I must say I agree with you. It’s always better to have your own home. You will have to be tactful about this without antagonizing anybody. Why don’t you say you’re longing for a place of your own, maybe something close to his parents? You could say that the two of you could visit them often. Also point out that entertaining your friends would be in a more relaxed atmosphere. You could say when you have kids you want the two of you to bring them up according to your views. Don’t expect him to give in immediately, but work on it slowly and surely. Never get into an argument over this issue, but discuss it rationally, and if you feel he’s getting irritated, change the subject. Hope you are successful!
Dear Aunty Pat,
I go to an international school. I really like a girl who is in the class junior to me. My parents don’t like me having special girlfriends and say I should concentrate on my studies. She’s really nice and smart too. So I have to meet up with her at my other friends’ houses. We talk and chat on the computer a lot. She keeps asking me why my parents don’t like her and I say they are very strict. What do I do, how shall I show them I really like her?
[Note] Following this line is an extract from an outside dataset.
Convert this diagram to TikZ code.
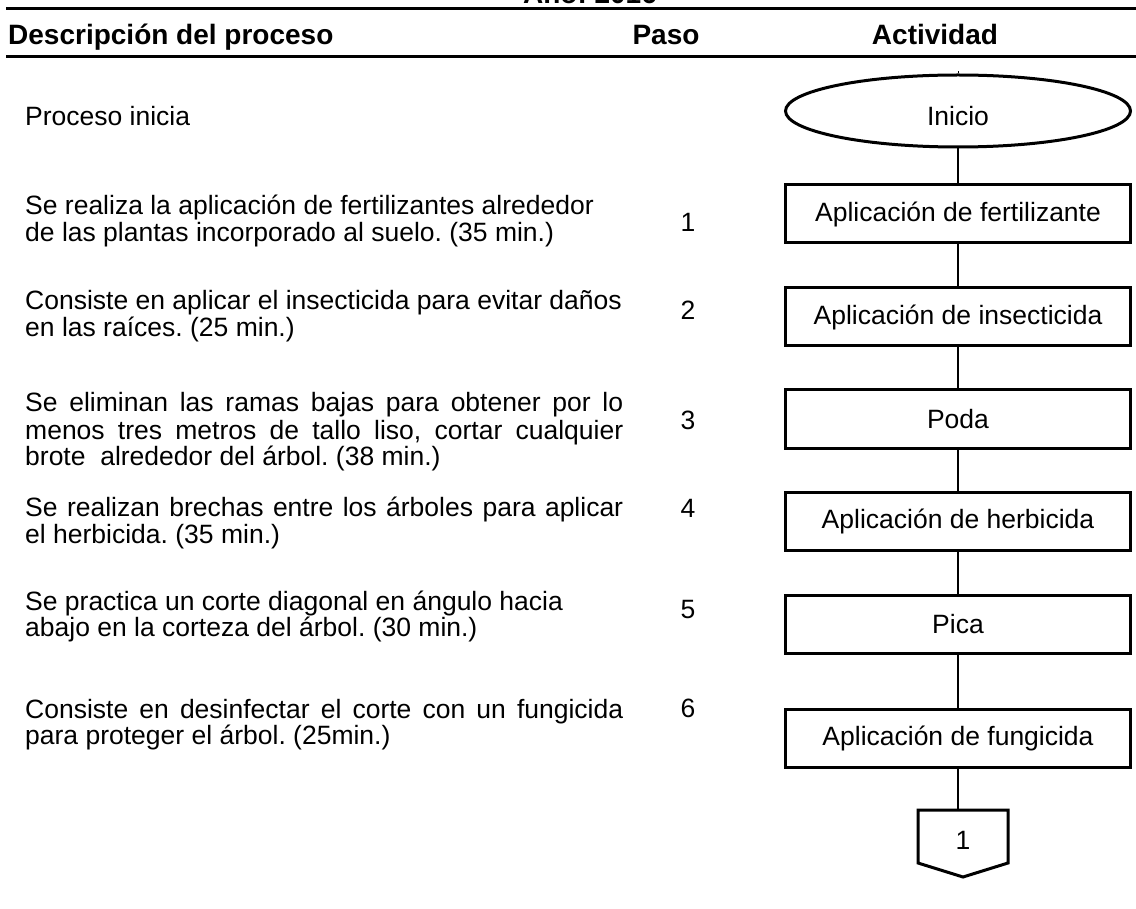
\documentclass[tikz,border=0pt]{standalone}
\usepackage{fontspec}
\setmainfont{Liberation Sans}
\usetikzlibrary{shapes.geometric}
\frenchspacing
\tikzset{
  rule/.style={line width=3pt},
  desc/.style={anchor=base west, inner sep=0pt, font=\fontsize{26.5}{27}\selectfont},
  hdr/.style={anchor=base, inner sep=0pt, font=\fontsize{28}{30}\selectfont\bfseries},
  num/.style={anchor=base, inner sep=0pt, font=\fontsize{26.5}{27}\selectfont},
  act/.style={draw, line width=3pt, minimum width=345pt, minimum height=58pt, inner sep=0pt, font=\fontsize{26.5}{27}\selectfont},
  term/.style={draw, ellipse, line width=3pt, minimum width=345pt, minimum height=72pt, inner sep=0pt, font=\fontsize{26.5}{27}\selectfont},
  link/.style={line width=2.5pt},
}
\newcommand{\jline}[1]{\makebox[598pt][s]{#1}}
\begin{document}
\begin{tikzpicture}[x=1pt,y=-1pt]
\useasboundingbox (0,0) rectangle (1136,909);
% header
\node[hdr] (anio) at (590,4) {Año: 2016};
\draw[rule] (6,9) -- (1136,9);
\node[hdr, anchor=base west] (h1) at (8,45) {Descripción del proceso};
\node[hdr] (h2) at (666,45) {Paso};
\node[hdr] (h3) at (935,45) {Actividad};
\draw[rule] (6,57) -- (1136,57);
% description texts
\node[desc] (d0) at (25,126) {Proceso inicia};
\node[desc] (d1a) at (25,215) {Se realiza la aplicación de fertilizantes alrededor};
\node[desc] (d1b) at (25,242) {de las plantas incorporado al suelo. (35 min.)};
\node[desc] (d2a) at (25,310) {Consiste en aplicar el insecticida para evitar daños};
\node[desc] (d2b) at (25,337) {en las raíces. (25 min.)};
\node[desc] (d3a) at (25,412) {\jline{Se eliminan las ramas bajas para obtener por lo}};
\node[desc] (d3b) at (25,439) {\jline{menos tres metros de tallo liso, cortar cualquier}};
\node[desc] (d3c) at (25,465) {brote\ \ alrededor del árbol. (38 min.)};
\node[desc] (d4a) at (25,516) {\jline{Se realizan brechas entre los árboles para aplicar}};
\node[desc] (d4b) at (25,543) {el herbicida. (35 min.)};
\node[desc] (d5a) at (25,610) {Se practica un corte diagonal en ángulo hacia};
\node[desc] (d5b) at (25,636) {abajo en la corteza del árbol. (30 min.)};
\node[desc] (d6a) at (25,718) {\jline{Consiste en desinfectar el corte con un fungicida}};
\node[desc] (d6b) at (25,744) {para proteger el árbol. (25min.)};
% step numbers
\node[num] (n1) at (688,232) {1};
\node[num] (n2) at (688,320) {2};
\node[num] (n3) at (688,430) {3};
\node[num] (n4) at (688,517) {4};
\node[num] (n5) at (688,618) {5};
\node[num] (n6) at (688,717) {6};
% flowchart
\node[term] (ini) at (958,111) {};
\node[num, anchor=center] (initxt) at (958,116) {Inicio};
\node[act] (a1) at (958,214) {Aplicación de fertilizante};
\node[act] (a2) at (958,317) {Aplicación de insecticida};
\node[act] (a3) at (958,419) {Poda};
\node[act] (a4) at (958,521) {Aplicación de herbicida};
\node[act] (a5) at (958,624) {Pica};
\node[act] (a6) at (958,738) {Aplicación de fungicida};
\coordinate (tick) at (958,71);
\draw[line width=1pt] (ini.north) -- (tick);
\draw[link] (ini) -- (a1);
\draw[link] (a1) -- (a2);
\draw[link] (a2) -- (a3);
\draw[link] (a3) -- (a4);
\draw[link] (a4) -- (a5);
\draw[link] (a5) -- (a6);
% off-page connector
\coordinate (ctop) at (958,810);
\draw[line width=3pt, line join=miter] (918,810) -- (1008,810) -- (1008,863) -- (963,877) -- (918,863) -- cycle;
\node[num, anchor=center] (c1) at (963,840) {1};
\draw[link] (a6) -- (ctop);
\end{tikzpicture}
\end{document}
Why don’t you ask her over with a group of friends? If she’s as nice as you say, after a while they will notice it too. Ask other girls too. Mention her name and tell them some nice things about her. Keep your grades up, and tell her also to keep up with her studies. Show that you are responsible and capable of making good decisions. By this, you will show that you can handle situations by yourself. I’m sure they will want you to be happy. Make your actions speak louder than words!